Nicht genug damit, dass sich kurz nach dem Umzug der Flüchtlinge nach Vockerode eine Bürgerinitiative gründete, die sich zwar von NPD und Neonazis distanzierte, ansonsten aber Rassismen und Vorurteile bediente und z.B. forderte die Zahl „der Ausländer auf ein erträgliches Maß zu reduzieren“. Nicht genug damit, dass die NPD auf diesen Zug aufsprang und seit Monaten im Zwei-Wochen-Takt Infostände anmeldet. Da Verantwortliche des Landkreises es nicht für nötig halten, die BewohnerInnen des Lagers über den Stand der Dinge zu unterrichten, sind sie ständiger Ungewissheit und einem permanenten Angstzustand ausgeliefert.

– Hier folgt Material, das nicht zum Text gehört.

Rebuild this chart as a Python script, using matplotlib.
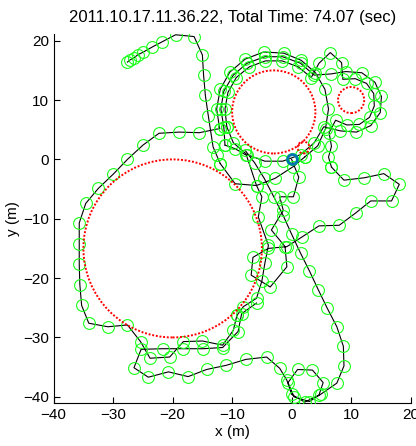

Vor wenigen Wochen bereits, nach der Nazidemo in Dessau am 10. März 2013, traf sich abends eine Gruppe Nazis in einer Wohnung in unmittelbarer Nähe des Lagers.
Die Menschen, die gezwungen sind im Lager Vockerode zu leben, sehen sich nach den Angriffen auf ihr Leib und Leben nun einer noch stärkeren Bedrohung ausgesetzt. Die Situation ist spätestens jetzt eskaliert und unter keinen Umständen länger hinzunehmen. Der Sicherheitsdienst ist offensichtlich auch nicht in der Lage, die Menschen dort zu schützen, wie der gestrige Abend demonstriert. Wir werden nicht warten, bis Schlimmeres passiert.
Wir fordern die sofortige Schließung des Lagers Vockerode!